▶ [YOUR INSTRUCTIONS]:
Retype the opening lines of the listing below, ending with the line that contains "import plotly.graph_objects as go", and leave out any pictures.

------------------------------

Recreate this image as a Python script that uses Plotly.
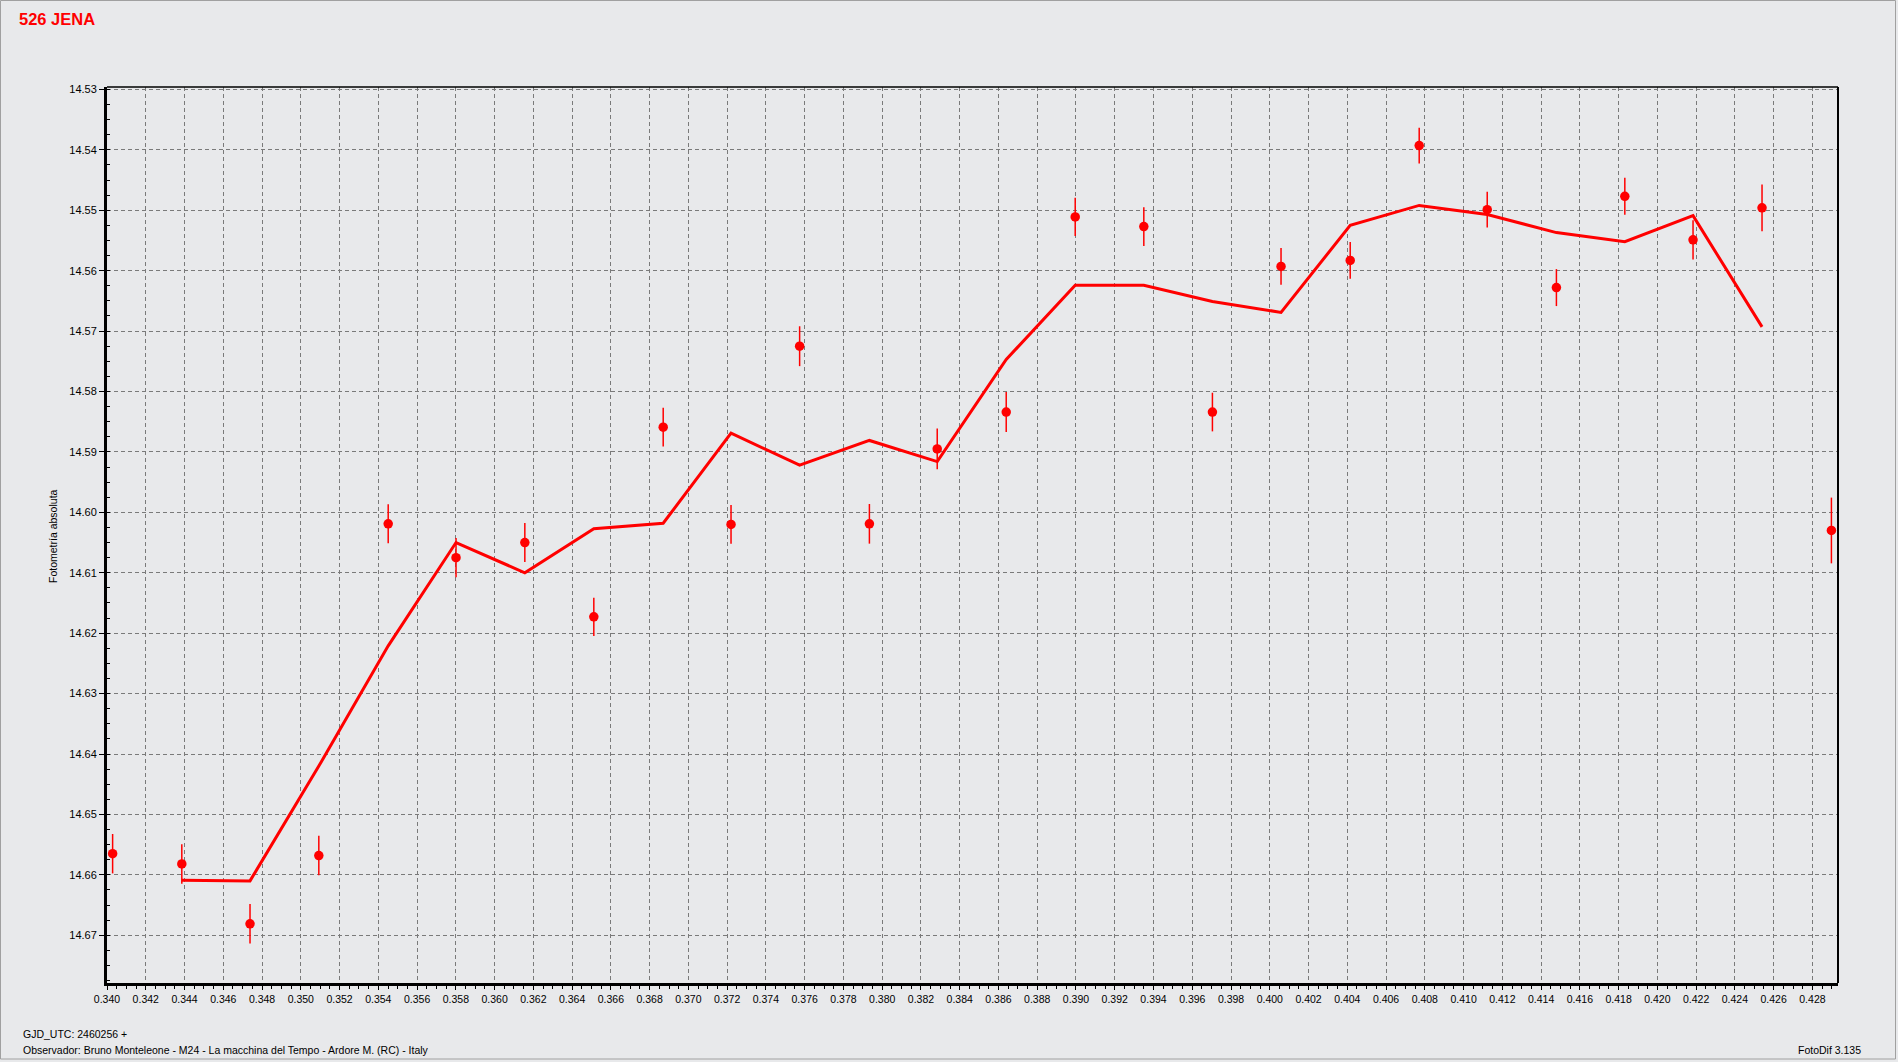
import plotly.graph_objects as go

# ---------------- data ----------------
# GJD_UTC fractional part (GJD_UTC = 2460256 + value)
gjd = [0.34029, 0.34386, 0.34738, 0.35093, 0.35451, 0.35801, 0.36156, 0.36512,
       0.36870, 0.37220, 0.37574, 0.37934, 0.38284, 0.38640, 0.38996, 0.39350,
       0.39704, 0.40058, 0.40415, 0.40771, 0.41122, 0.41479, 0.41832, 0.42184,
       0.42540, 0.42898]
# absolute photometry (magnitude)
mag = [14.6565, 14.6582, 14.6681, 14.6568, 14.6019, 14.6075, 14.6050, 14.6173,
       14.5859, 14.6020, 14.5725, 14.6019, 14.5895, 14.5834, 14.5511, 14.5527,
       14.5834, 14.5593, 14.5583, 14.5393, 14.5499, 14.5628, 14.5477, 14.5549,
       14.5496, 14.6030]
# error bar half-lengths (magnitude)
err = [0.00326, 0.00326, 0.00328, 0.00328, 0.00323, 0.00326, 0.00323, 0.00317,
       0.00320, 0.00320, 0.00330, 0.00328, 0.00337, 0.00330, 0.00315, 0.00320,
       0.00320, 0.00304, 0.00304, 0.00295, 0.00295, 0.00306, 0.00306, 0.00326,
       0.00386, 0.00544]
# trend line vertices (read values), placed at points 2..25
trend_mag = [14.6609, 14.6610, 14.6420, 14.6221, 14.6050, 14.6100, 14.6027,
             14.6018, 14.5869, 14.5922, 14.5881, 14.5916, 14.5747, 14.5624,
             14.5624, 14.5651, 14.5669, 14.5525, 14.5492, 14.5507, 14.5537,
             14.5552, 14.5509, 14.5693]
trend_gjd = gjd[1:25]

title_text = "526 JENA"
y_title = "Fotometría absoluta"
gjd_text = "GJD_UTC: 2460256 +"
observer_text = "Observador: Bruno Monteleone - M24 - La macchina del Tempo - Ardore M. (RC) - Italy"
software_text = "FotoDif 3.135"

# ---------------- layout geometry ----------------
W, H = 1898, 1062
L, R, T, B = 107, 60, 87, 79
PW, PH = W - L - R, H - T - B


def px_x(px):
    return (px - L) / PW


def px_y(py):
    return (H - B - py) / PH


RED = "#ff0000"
BG = "#e8e9eb"
FONT = "Liberation Sans"

fig = go.Figure()
fig.add_trace(go.Scatter(
    x=trend_gjd, y=trend_mag, mode="lines",
    line=dict(color=RED, width=3), hoverinfo="skip"))
fig.add_trace(go.Scatter(
    x=gjd, y=mag, mode="markers",
    marker=dict(size=9.5, color=RED, line=dict(width=0)),
    error_y=dict(type="data", array=err, visible=True, color=RED,
                 thickness=1.5, width=0)))

fig.update_layout(
    width=W, height=H,
    margin=dict(l=L, r=R, t=T, b=B, autoexpand=False),
    paper_bgcolor=BG, plot_bgcolor=BG,
    showlegend=False,
    font=dict(family=FONT, size=11, color="black"),
)

fig.update_xaxes(
    range=[0.340, 0.42932], tick0=0.340, dtick=0.002, tickformat=".3f",
    ticks="outside", ticklen=4, tickcolor="black", tickwidth=1,
    showline=True, linewidth=3, linecolor="black",
    showgrid=True, gridcolor="#7a7a7a", gridwidth=1, griddash="4px,3px",
    zeroline=False, tickfont=dict(family=FONT, size=10.5, color="black"),
    minor=dict(dtick=0.0005, ticks="outside", ticklen=3, tickcolor="black",
               showgrid=False),
)
fig.update_yaxes(
    range=[14.6779, 14.5296], tick0=14.53, dtick=0.01, tickformat=".2f",
    ticks="outside", ticklen=5, tickcolor="black", tickwidth=1,
    showline=True, linewidth=3, linecolor="black",
    showgrid=True, gridcolor="#7a7a7a", gridwidth=1, griddash="4px,3px",
    zeroline=False, tickfont=dict(family=FONT, size=11, color="black"),
    minor=dict(dtick=0.0025, ticks="inside", ticklen=3, tickcolor="black",
               showgrid=False),
)

shapes = [
    # top and right plot frame (thinner than the axes)
    dict(type="line", xref="paper", yref="paper", x0=0, x1=1, y0=1, y1=1,
         line=dict(color="black", width=1.5)),
    dict(type="line", xref="paper", yref="paper", x0=1, x1=1, y0=0, y1=1,
         line=dict(color="black", width=2)),
    # outer window border
    dict(type="rect", xref="paper", yref="paper",
         x0=px_x(0.5), x1=px_x(1895.5), y0=px_y(1059), y1=px_y(0.5),
         line=dict(color="#a0a0a0", width=1)),
]
fig.update_layout(shapes=shapes)

annotations = [
    dict(text="<b>" + title_text + "</b>", x=px_x(17), y=px_y(19),
         xanchor="left", yanchor="middle",
         font=dict(family=FONT, size=16.5, color=RED)),
    dict(text=y_title, x=px_x(53), y=px_y(536), textangle=-90,
         xanchor="center", yanchor="middle",
         font=dict(family=FONT, size=10.5, color="black")),
    dict(text=gjd_text, x=px_x(21), y=px_y(1034),
         xanchor="left", yanchor="middle",
         font=dict(family=FONT, size=10.5, color="black")),
    dict(text=observer_text, x=px_x(21), y=px_y(1050),
         xanchor="left", yanchor="middle",
         font=dict(family=FONT, size=10.5, color="black")),
    dict(text=software_text, x=px_x(1863), y=px_y(1050),
         xanchor="right", yanchor="middle",
         font=dict(family=FONT, size=10.5, color="black")),
]
for a in annotations:
    a.update(xref="paper", yref="paper", showarrow=False)
fig.update_layout(annotations=annotations)

fig.write_html("out.html", config={"displayModeBar": False},
               post_script="document.body.style.margin='0';")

------------------------------

▶ [RESPONSE]:
Recreate this image as a Python script that uses Plotly.
import plotly.graph_objects as go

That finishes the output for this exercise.